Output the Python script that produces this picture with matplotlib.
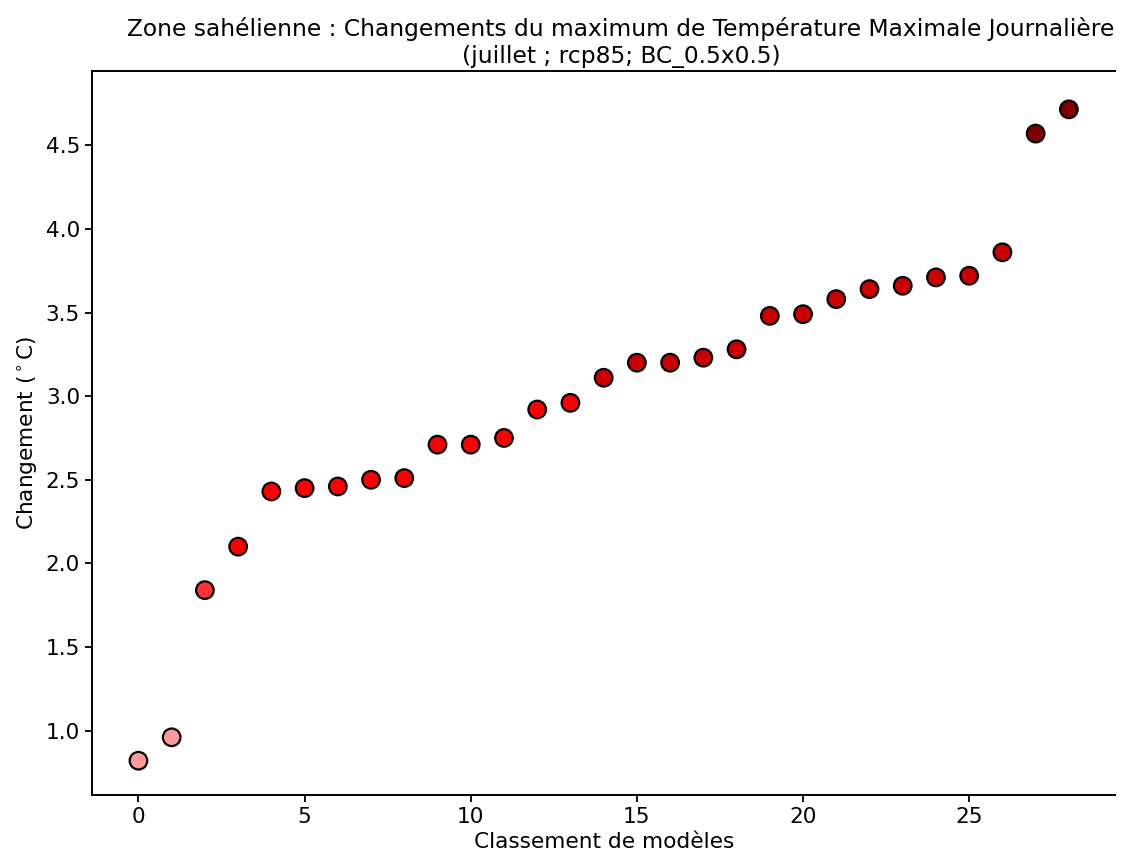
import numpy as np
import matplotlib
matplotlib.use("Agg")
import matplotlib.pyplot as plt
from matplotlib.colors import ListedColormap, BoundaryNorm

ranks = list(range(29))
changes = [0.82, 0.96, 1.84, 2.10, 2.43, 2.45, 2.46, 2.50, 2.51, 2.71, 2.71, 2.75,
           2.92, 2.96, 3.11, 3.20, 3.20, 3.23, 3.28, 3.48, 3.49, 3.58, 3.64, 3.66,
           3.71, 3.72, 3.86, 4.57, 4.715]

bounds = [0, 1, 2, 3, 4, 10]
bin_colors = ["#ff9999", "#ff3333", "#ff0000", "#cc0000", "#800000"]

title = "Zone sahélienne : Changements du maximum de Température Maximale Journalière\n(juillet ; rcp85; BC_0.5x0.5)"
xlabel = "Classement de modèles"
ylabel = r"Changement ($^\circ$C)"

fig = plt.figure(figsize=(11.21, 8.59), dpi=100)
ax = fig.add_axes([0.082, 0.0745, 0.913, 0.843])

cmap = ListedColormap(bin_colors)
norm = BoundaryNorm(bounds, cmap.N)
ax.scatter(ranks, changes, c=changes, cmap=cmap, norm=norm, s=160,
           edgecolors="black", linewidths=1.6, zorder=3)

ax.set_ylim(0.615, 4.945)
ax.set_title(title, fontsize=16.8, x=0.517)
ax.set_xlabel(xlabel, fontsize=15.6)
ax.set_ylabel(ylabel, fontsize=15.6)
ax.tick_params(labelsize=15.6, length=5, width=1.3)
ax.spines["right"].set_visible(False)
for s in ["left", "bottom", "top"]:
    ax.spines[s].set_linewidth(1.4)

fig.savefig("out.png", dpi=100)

⁂

> _Task prompt_
Return the whole listing, word for word, and leave out every picture.

> _Answer for this exercise_
Output the Python script that produces this picture with matplotlib.
import numpy as np
import matplotlib
matplotlib.use("Agg")
import matplotlib.pyplot as plt
from matplotlib.colors import ListedColormap, BoundaryNorm

ranks = list(range(29))
changes = [0.82, 0.96, 1.84, 2.10, 2.43, 2.45, 2.46, 2.50, 2.51, 2.71, 2.71, 2.75,
           2.92, 2.96, 3.11, 3.20, 3.20, 3.23, 3.28, 3.48, 3.49, 3.58, 3.64, 3.66,
           3.71, 3.72, 3.86, 4.57, 4.715]

bounds = [0, 1, 2, 3, 4, 10]
bin_colors = ["#ff9999", "#ff3333", "#ff0000", "#cc0000", "#800000"]

title = "Zone sahélienne : Changements du maximum de Température Maximale Journalière\n(juillet ; rcp85; BC_0.5x0.5)"
xlabel = "Classement de modèles"
ylabel = r"Changement ($^\circ$C)"

fig = plt.figure(figsize=(11.21, 8.59), dpi=100)
ax = fig.add_axes([0.082, 0.0745, 0.913, 0.843])

cmap = ListedColormap(bin_colors)
norm = BoundaryNorm(bounds, cmap.N)
ax.scatter(ranks, changes, c=changes, cmap=cmap, norm=norm, s=160,
           edgecolors="black", linewidths=1.6, zorder=3)

ax.set_ylim(0.615, 4.945)
ax.set_title(title, fontsize=16.8, x=0.517)
ax.set_xlabel(xlabel, fontsize=15.6)
ax.set_ylabel(ylabel, fontsize=15.6)
ax.tick_params(labelsize=15.6, length=5, width=1.3)
ax.spines["right"].set_visible(False)
for s in ["left", "bottom", "top"]:
    ax.spines[s].set_linewidth(1.4)

fig.savefig("out.png", dpi=100)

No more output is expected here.